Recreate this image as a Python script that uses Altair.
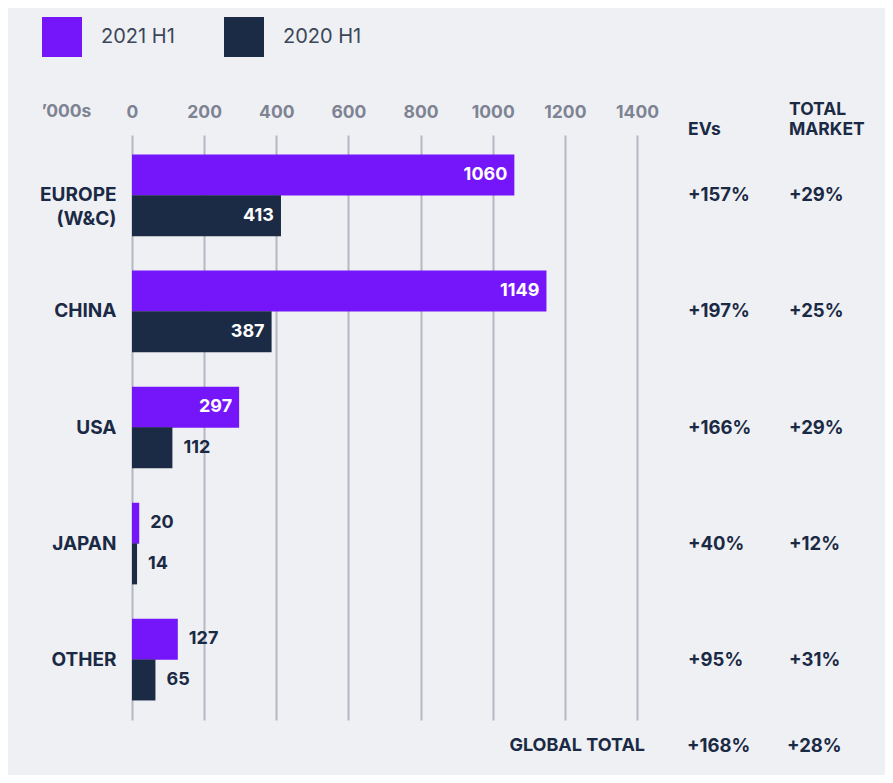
==
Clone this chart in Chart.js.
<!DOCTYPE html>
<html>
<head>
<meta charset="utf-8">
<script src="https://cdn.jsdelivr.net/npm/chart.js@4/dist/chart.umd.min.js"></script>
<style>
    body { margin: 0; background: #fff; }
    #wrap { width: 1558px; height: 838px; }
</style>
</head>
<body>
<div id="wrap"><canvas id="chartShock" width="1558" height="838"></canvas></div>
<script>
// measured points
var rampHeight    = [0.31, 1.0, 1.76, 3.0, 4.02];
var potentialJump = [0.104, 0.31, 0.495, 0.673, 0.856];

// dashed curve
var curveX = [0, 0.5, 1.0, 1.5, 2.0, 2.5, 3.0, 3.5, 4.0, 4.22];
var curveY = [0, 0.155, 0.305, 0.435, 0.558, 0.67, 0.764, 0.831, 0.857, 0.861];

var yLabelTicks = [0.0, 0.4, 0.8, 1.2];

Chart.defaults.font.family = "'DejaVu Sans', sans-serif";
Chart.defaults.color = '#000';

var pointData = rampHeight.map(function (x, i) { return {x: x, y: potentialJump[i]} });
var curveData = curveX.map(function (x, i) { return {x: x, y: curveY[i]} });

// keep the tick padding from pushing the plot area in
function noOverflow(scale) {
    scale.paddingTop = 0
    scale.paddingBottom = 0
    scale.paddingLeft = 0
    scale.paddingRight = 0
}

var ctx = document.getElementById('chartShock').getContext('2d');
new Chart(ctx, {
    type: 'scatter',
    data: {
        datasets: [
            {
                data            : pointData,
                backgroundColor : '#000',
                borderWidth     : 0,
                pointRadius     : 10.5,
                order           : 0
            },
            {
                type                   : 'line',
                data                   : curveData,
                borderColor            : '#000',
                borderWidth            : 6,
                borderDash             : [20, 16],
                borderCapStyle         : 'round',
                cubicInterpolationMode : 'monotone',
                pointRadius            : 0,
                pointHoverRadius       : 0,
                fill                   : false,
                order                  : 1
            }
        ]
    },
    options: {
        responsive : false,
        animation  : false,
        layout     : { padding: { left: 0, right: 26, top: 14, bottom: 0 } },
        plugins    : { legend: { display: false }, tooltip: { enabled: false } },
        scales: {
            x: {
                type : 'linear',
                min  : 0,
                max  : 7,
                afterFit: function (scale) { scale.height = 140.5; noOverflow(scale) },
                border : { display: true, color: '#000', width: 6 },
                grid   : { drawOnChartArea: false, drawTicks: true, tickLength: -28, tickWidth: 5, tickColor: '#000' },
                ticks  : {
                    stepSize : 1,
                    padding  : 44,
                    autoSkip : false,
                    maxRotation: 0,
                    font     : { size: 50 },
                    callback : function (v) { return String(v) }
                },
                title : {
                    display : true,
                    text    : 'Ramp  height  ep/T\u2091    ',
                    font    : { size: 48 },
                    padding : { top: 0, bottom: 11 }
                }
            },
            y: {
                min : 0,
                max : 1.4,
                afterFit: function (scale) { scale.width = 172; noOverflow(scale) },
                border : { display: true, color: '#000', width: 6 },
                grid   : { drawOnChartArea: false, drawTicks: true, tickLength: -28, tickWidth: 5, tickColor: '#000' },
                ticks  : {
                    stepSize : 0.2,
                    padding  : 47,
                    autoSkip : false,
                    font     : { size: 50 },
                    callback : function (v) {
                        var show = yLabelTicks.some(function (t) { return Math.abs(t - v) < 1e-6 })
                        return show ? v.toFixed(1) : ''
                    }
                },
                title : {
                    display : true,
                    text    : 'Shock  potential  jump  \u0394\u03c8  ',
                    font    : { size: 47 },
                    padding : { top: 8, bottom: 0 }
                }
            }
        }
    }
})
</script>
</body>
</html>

▸ **The exercise**
Above this instruction are the records; retype exactly the lines from the one containing "Clone this chart in Chart.js." up to and including the one containing "var potentialJump = [0.104, 0.31, 0.495, 0.673, 0.856];".

▸ **The solution**
Clone this chart in Chart.js.
<!DOCTYPE html>
<html>
<head>
<meta charset="utf-8">
<script src="https://cdn.jsdelivr.net/npm/chart.js@4/dist/chart.umd.min.js"></script>
<style>
    body { margin: 0; background: #fff; }
    #wrap { width: 1558px; height: 838px; }
</style>
</head>
<body>
<div id="wrap"><canvas id="chartShock" width="1558" height="838"></canvas></div>
<script>
// measured points
var rampHeight    = [0.31, 1.0, 1.76, 3.0, 4.02];
var potentialJump = [0.104, 0.31, 0.495, 0.673, 0.856];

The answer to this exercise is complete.